Plaintiff was a claims adjuster for defendant employer who claimed that defendant had a practice or unofficial policy of requiring its claims adjusters to work off-the-clock.  Therefore, he filed a putative class action on behalf of himself and other claims adjusters working in California for unpaid overtime and related claims.  The district court certified the class, finding that plaintiff had presented sufficient evidence to establish three common questions under Rule 23(a), including “(i) whether class members generally worked overtime without receiving compensation as a result of Defendant’s unofficial policy of discouraging reporting of such overtime, Defendant’s failure to reduce class members’ workload after [reclassifying them from salaried exempt to hourly], and Defendant’s policy of treating their pay as salaries for which overtime was an ‘exception’; (ii) whether Defendant knew or should have known that class members did so; and (iii) whether Defendant stood idly by without compensating class members for such overtime.” Additionally, the district court concluded that statistical sampling of class members could accurately and efficiently resolve the question of liability, while leaving the potentially difficult issue of individualized damage assessments for a later day. Defendant appealed, arguing that the common questions identified by the district court would not resolve class-wide liability and that the district court’s approval of statistical modeling violated its due process rights and conflicted with Wal-Mart Stores, Inc. v. Dukes, 131 S.Ct. 2541 (2011).
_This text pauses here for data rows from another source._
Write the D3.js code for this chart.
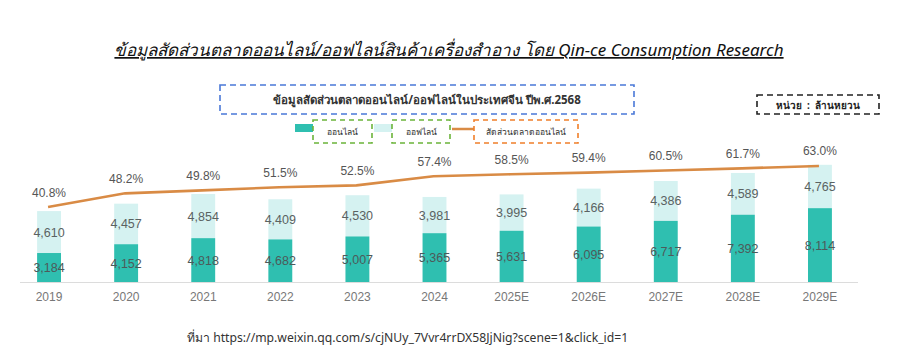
<!DOCTYPE html>
<html><head><meta charset="utf-8">
<script src="https://cdn.jsdelivr.net/npm/d3@7"></script>
<style>
html,body{margin:0;padding:0;background:#fff;}
svg{display:block;font-family:"Noto Sans","DejaVu Sans",sans-serif;}
</style></head>
<body><svg id="c" width="907" height="358"></svg>
<script>
const years = ["2019","2020","2021","2022","2023","2024","2025E","2026E","2027E","2028E","2029E"];
const online = [3184,4152,4818,4682,5007,5365,5631,6095,6717,7392,8114];
const offline = [4610,4457,4854,4409,4530,3981,3995,4166,4386,4589,4765];
const share = [40.8,48.2,49.8,51.5,52.5,57.4,58.5,59.4,60.5,61.7,63.0];
const seriesNames = ["ออนไลน์","ออฟไลน์","สัดส่วนตลาดออนไลน์"];
const titleText = "ข้อมูลสัดส่วนตลาดออนไลน์/ออฟไลน์สินค้าเครื่องสำอาง โดย Qin-ce Consumption Research";
const subTitle = "ข้อมูลสัดส่วนตลาดออนไลน์/ออฟไลน์ในประเทศจีน ปีพ.ศ.2568";
const unitText = "หน่วย  :  ล้านหยวน";
const sourceText = "ที่มา https://mp.weixin.qq.com/s/cjNUy_7Vvr4rrDX58JjNig?scene=1&click_id=1";

const colOnline = "#2fbfb0", colOffline = "#d5f2f1", colLine = "#d98b45";
const svg = d3.select("#c");
const base = 282;
const x = d3.scaleBand().domain(years).range([10.5, 858.5]).paddingInner(0.69).paddingOuter(0.345);
const y = d3.scaleLinear().domain([0, 20000]).range([base, 100]);
const yp = d3.scaleLinear().domain([0, 100]).range([base + 0.5, 97.5]);

// title
svg.append("text").attr("x", 449).attr("y", 56).attr("text-anchor", "middle")
  .attr("font-size", 17).attr("font-style", "italic").attr("fill", "#111")
  .attr("text-decoration", "underline").text(titleText);

// subtitle box
svg.append("rect").attr("x", 220).attr("y", 85).attr("width", 414).attr("height", 29)
  .attr("fill", "none").attr("stroke", "#4a78d8").attr("stroke-width", 1.6).attr("stroke-dasharray", "6,4");
svg.append("text").attr("x", 427).attr("y", 104).attr("text-anchor", "middle")
  .attr("font-size", 11.5).attr("font-weight", "bold").attr("fill", "#333").text(subTitle);

// unit box
svg.append("rect").attr("x", 757).attr("y", 95).attr("width", 122).attr("height", 19)
  .attr("fill", "none").attr("stroke", "#222").attr("stroke-width", 1.6).attr("stroke-dasharray", "6,4");
svg.append("text").attr("x", 818).attr("y", 108.5).attr("text-anchor", "middle").attr("xml:space", "preserve")
  .attr("font-size", 10).attr("font-weight", "bold").attr("fill", "#222").style("white-space", "pre").text(unitText);

// legend
const lg = [
  {sw:"rect", c:colOnline, sx:295, bx:313, bw:59, bc:"#6bb43a", name:seriesNames[0]},
  {sw:"rect", c:colOffline, sx:374, bx:392, bw:58, bc:"#6bb43a", name:seriesNames[1]},
  {sw:"line", c:colLine, sx:452, bx:474, bw:104, bc:"#f07f2a", name:seriesNames[2]}
];
lg.forEach(d => {
  if (d.sw === "rect") svg.append("rect").attr("x", d.sx).attr("y", 124).attr("width", 18).attr("height", 8).attr("fill", d.c);
  else svg.append("line").attr("x1", d.sx).attr("x2", d.sx + 22).attr("y1", 129).attr("y2", 129).attr("stroke", d.c).attr("stroke-width", 2.5);
  svg.append("rect").attr("x", d.bx).attr("y", 120).attr("width", d.bw).attr("height", 23)
    .attr("fill", "none").attr("stroke", d.bc).attr("stroke-width", 1.6).attr("stroke-dasharray", "5,4");
  svg.append("text").attr("x", d.bx + d.bw / 2).attr("y", 134.5).attr("text-anchor", "middle")
    .attr("font-size", 8.5).attr("fill", "#333").text(d.name);
});

// axis line
svg.append("line").attr("x1", 20).attr("x2", 858).attr("y1", base + 0.5).attr("y2", base + 0.5)
  .attr("stroke", "#dcdcdc").attr("stroke-width", 1.2);

// bars
const g = svg.append("g");
years.forEach((yr, i) => {
  const x0 = x(yr), w = x.bandwidth();
  g.append("rect").attr("x", x0).attr("width", w).attr("y", y(online[i] + offline[i]))
    .attr("height", y(online[i]) - y(online[i] + offline[i])).attr("fill", colOffline);
  g.append("rect").attr("x", x0).attr("width", w).attr("y", y(online[i]))
    .attr("height", base - y(online[i])).attr("fill", colOnline);
  const cx = x0 + w / 2;
  g.append("text").attr("x", cx).attr("y", (y(online[i]) + base) / 2 + 4.5).attr("text-anchor", "middle")
    .attr("font-size", 12.5).attr("font-family", "Liberation Sans, Arial, sans-serif").attr("fill", "#4d5a5a")
    .text(d3.format(",")(online[i]));
  g.append("text").attr("x", cx).attr("y", (y(online[i]) + y(online[i] + offline[i])) / 2 + 4.5).attr("text-anchor", "middle")
    .attr("font-size", 12.5).attr("font-family", "Liberation Sans, Arial, sans-serif").attr("fill", "#5a6262")
    .text(d3.format(",")(offline[i]));
});

// x labels
svg.selectAll(".xl").data(years).join("text").attr("class", "xl")
  .attr("x", d => x(d) + x.bandwidth() / 2).attr("y", 301).attr("text-anchor", "middle")
  .attr("font-size", 12).attr("font-family", "Liberation Sans, Arial, sans-serif").attr("fill", "#777").text(d => d);

// line
const line = d3.line().x((d, i) => x(years[i]) + x.bandwidth() / 2 - 1).y(d => yp(d));
svg.append("path").datum(share).attr("d", line).attr("fill", "none")
  .attr("stroke", colLine).attr("stroke-width", 2.6);
svg.selectAll(".pl").data(share).join("text").attr("class", "pl")
  .attr("x", (d, i) => x(years[i]) + x.bandwidth() / 2).attr("y", d => yp(d) - 10.5).attr("text-anchor", "middle")
  .attr("font-size", 12).attr("font-family", "Liberation Sans, Arial, sans-serif").attr("fill", "#555")
  .text(d => d.toFixed(1) + "%");

// source
svg.append("text").attr("x", 187).attr("y", 342).attr("font-size", 12.2).attr("fill", "#333").text(sourceText);
</script></body></html>
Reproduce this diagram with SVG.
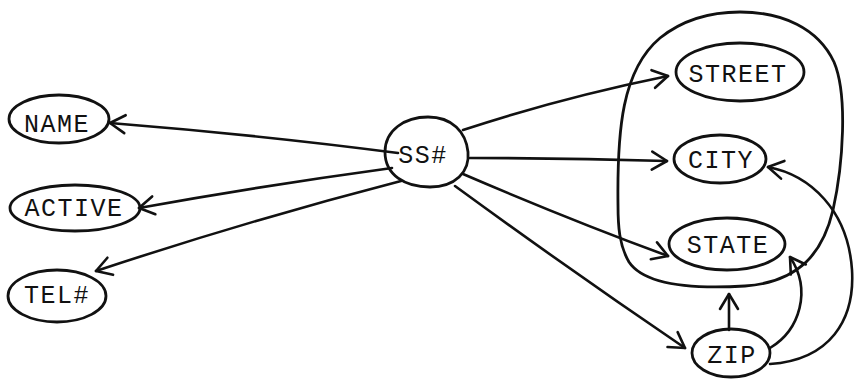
<svg xmlns="http://www.w3.org/2000/svg" width="854" height="379" viewBox="0 0 854 379">
  <style>
    .shape { fill: none; stroke: #111; stroke-width: 2.8; stroke-linecap: round; stroke-linejoin: round; }
    .edge { fill: none; stroke: #111; stroke-width: 2.6; stroke-linecap: round; }
    .label { font-family: "Liberation Mono", "DejaVu Sans Mono", monospace; font-size: 25px; letter-spacing: 1.5px; fill: #111; text-anchor: middle; }
  </style>
  <defs>
    <marker id="arrow" viewBox="-18 -11 22 22" markerWidth="22" markerHeight="22" refX="0" refY="0" orient="auto" markerUnits="userSpaceOnUse">
      <path d="M -15,-9 L 0,0 L -15,9" fill="none" stroke="#111" stroke-width="2.6" stroke-linecap="round" stroke-linejoin="round"/>
    </marker>
  </defs>
  <rect width="854" height="379" fill="#fff"/>

  <!-- grouping loop around STREET, CITY, STATE -->
  <g id="address-group">
    <path class="shape" d="M 618,205 C 617,130 622,70 660,38 C 685,18 715,12 740,12 C 782,12 818,28 834,62 C 848,95 843,165 833,210 C 823,252 800,282 745,286 C 695,289 645,286 629,262 C 619,245 618,225 618,205 Z"/>
  </g>

  <g id="connectors">
    <path class="edge" marker-end="url(#arrow)" d="M 398,153 Q 260,135 110,123"/>
    <path class="edge" marker-end="url(#arrow)" d="M 392,168 Q 260,186 139,208"/>
    <path class="edge" marker-end="url(#arrow)" d="M 401,181 Q 250,220 96,271"/>
    <path class="edge" marker-end="url(#arrow)" d="M 463,130 Q 560,98 668,76"/>
    <path class="edge" marker-end="url(#arrow)" d="M 470,158 Q 570,158 667,161"/>
    <path class="edge" marker-end="url(#arrow)" d="M 463,174 Q 570,220 668,256"/>
    <path class="edge" marker-end="url(#arrow)" d="M 455,186 Q 570,270 685,348"/>
    <path class="edge" marker-end="url(#arrow)" d="M 729,330 L 729,294"/>
    <path class="edge" marker-end="url(#arrow)" d="M 770,348 C 800,330 812,290 790,257"/>
    <path class="edge" marker-end="url(#arrow)" d="M 770,364 C 830,360 855,320 852,270 C 848,210 810,175 768,167"/>
  </g>

  <g id="ss">
    <path class="shape" d="M 385,152 C 385,130 405,117 428,117 C 452,117 466,132 468,152 C 470,172 455,187 430,187 C 405,187 385,175 385,152 Z"/>
    <text class="label" x="423" y="163">SS#</text>
  </g>
  <g id="name">
    <ellipse class="shape" cx="59" cy="119" rx="50" ry="24"/>
    <text class="label" x="57" y="132">NAME</text>
  </g>
  <g id="active">
    <ellipse class="shape" cx="75" cy="208" rx="65" ry="23"/>
    <text class="label" x="74" y="216">ACTIVE</text>
  </g>
  <g id="tel">
    <ellipse class="shape" cx="57" cy="296" rx="49" ry="26"/>
    <text class="label" x="57" y="303">TEL#</text>
  </g>
  <g id="street">
    <ellipse class="shape" cx="740" cy="72" rx="64" ry="29"/>
    <text class="label" x="738" y="82">STREET</text>
  </g>
  <g id="city">
    <ellipse class="shape" cx="720" cy="159" rx="46" ry="24"/>
    <text class="label" x="721" y="168">CITY</text>
  </g>
  <g id="state">
    <ellipse class="shape" cx="727" cy="244" rx="58" ry="26"/>
    <text class="label" x="728" y="253">STATE</text>
  </g>
  <g id="zip">
    <ellipse class="shape" cx="731" cy="353" rx="39" ry="24"/>
    <text class="label" x="732" y="363">ZIP</text>
  </g>
</svg>
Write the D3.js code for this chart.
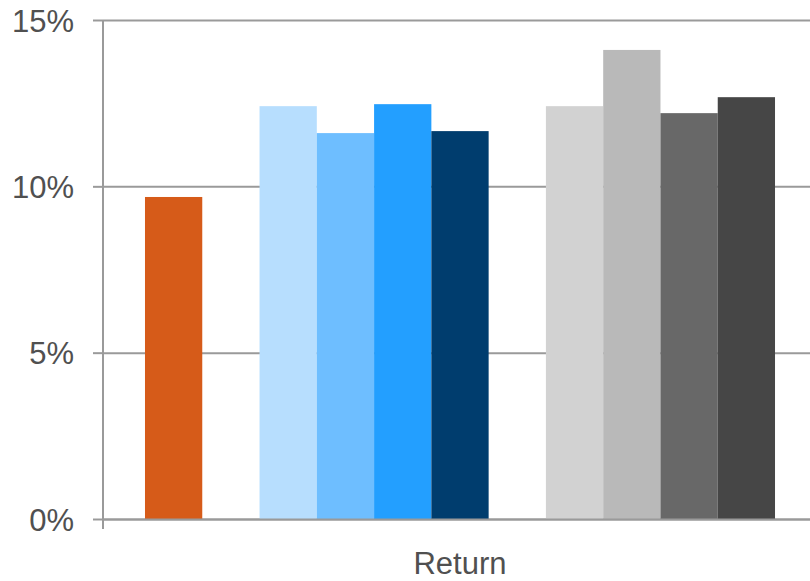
<!DOCTYPE html>
<html>
<head>
<meta charset="utf-8">
<script src="https://cdn.jsdelivr.net/npm/d3@7"></script>
<style>
  html, body { margin: 0; padding: 0; background: #fff; overflow: hidden; }
  svg { display: block; }
  text { font-family: "Liberation Sans", Arial, sans-serif; }
</style>
</head>
<body>
<svg id="chart" width="810" height="581"></svg>
<script>
// Categories along the x axis
const categories = ["Return"];

// One bar per series, grouped into three clusters
const seriesNames  = ["Benchmark", "Portfolio A", "Portfolio B", "Portfolio C", "Portfolio D",
                      "Peer A", "Peer B", "Peer C", "Peer D"];
const seriesGroups = [0, 1, 1, 1, 1, 2, 2, 2, 2];
const seriesValues = [9.68, 12.41, 11.60, 12.47, 11.66, 12.41, 14.10, 12.20, 12.68];
const seriesColors = ["#D65B19", "#B7DEFE", "#6EBEFF", "#239FFF", "#003D6E",
                      "#D2D2D2", "#B9B9B9", "#686868", "#464646"];

// Y axis ticks (percent)
const yTicks = [0, 5, 10, 15];

const svg = d3.select("#chart");
const margin = { left: 103, right: -7, top: 20, bottom: 62 };
const W = 810, H = 581;
const plotLeft = margin.left, plotRight = W - margin.right;
const plotTop = margin.top, plotBottom = H - margin.bottom;
const labelColor = "#505050";
const labelSize = "31px";

const y = d3.scaleLinear().domain([0, 15]).range([plotBottom, plotTop]);

const x0 = d3.scaleBand().domain(categories).range([plotLeft, plotRight]).padding(0);

// Slots inside a category: series bars with one empty slot between clusters
const slots = [];
seriesNames.forEach((n, i) => {
  if (i > 0 && seriesGroups[i] !== seriesGroups[i - 1]) slots.push("__gap" + i);
  slots.push(n);
});
const x1 = d3.scaleBand().domain(slots).range([0, x0.bandwidth()])
  .paddingInner(0).paddingOuter(0.733);

const gridColor = "#9a9a9a";

// Horizontal gridlines with tick stubs on the left
svg.append("g")
  .attr("transform", `translate(${plotLeft},0)`)
  .call(d3.axisLeft(y).tickValues(yTicks).tickSize(10).tickFormat(d => d + "%").tickPadding(19))
  .call(g => {
    g.select(".domain").remove();
    g.selectAll(".tick line").attr("stroke", gridColor).attr("stroke-width", 2);
    g.selectAll(".tick").append("line")
      .attr("x1", 0).attr("x2", plotRight - plotLeft)
      .attr("stroke", gridColor).attr("stroke-width", 2);
    g.selectAll(".tick text")
      .attr("fill", labelColor).style("font-size", labelSize)
      .attr("dy", "0.36em");
  });

// Bars
const rows = seriesNames.map((n, i) => ({ name: n, value: seriesValues[i], color: seriesColors[i] }));
svg.append("g")
  .selectAll("g")
  .data(categories)
  .join("g")
  .attr("transform", d => `translate(${x0(d)},0)`)
  .selectAll("rect")
  .data(rows)
  .join("rect")
  .attr("x", d => x1(d.name))
  .attr("width", x1.bandwidth())
  .attr("y", d => y(d.value))
  .attr("height", d => y(0) - y(d.value))
  .attr("fill", d => d.color);

// Y axis line
svg.append("line")
  .attr("x1", plotLeft).attr("x2", plotLeft)
  .attr("y1", plotTop).attr("y2", plotBottom + 10)
  .attr("stroke", gridColor).attr("stroke-width", 2);

// X axis baseline and category label
svg.append("g")
  .attr("transform", `translate(0,${plotBottom})`)
  .call(d3.axisBottom(x0).tickSize(0).tickPadding(33))
  .call(g => {
    g.select(".domain").attr("stroke", gridColor).attr("stroke-width", 2);
    g.selectAll(".tick text").attr("fill", labelColor).style("font-size", labelSize);
  });
</script>
</body>
</html>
The appellate court disagreed, finding that the district court properly certified the class. First, the court noted that “[e]ach of the three common questions recognized by the district court will drive the answer to the plaintiffs’ claims on one of [the] three elements of their [off-the-clock] claim” under California law. “The close connection between the common questions noted by the district court and the legal test it must apply to determine whether plaintiffs can make out an off-the-clock claim under California law means that these are precisely the kind of common questions that Rule 23(a)(2) and Dukes require.” Furthermore, the court held, the class certification order did not violate defendant’s due process rights because, since Dukes, courts “have consistently held that statistical sampling and representative testimony are acceptable ways to determine liability so long as the use of these techniques is not expanded into the realm of damages.” Moreover, the order preserved defendant’s opportunity to raise any individualized defenses at the damages phase.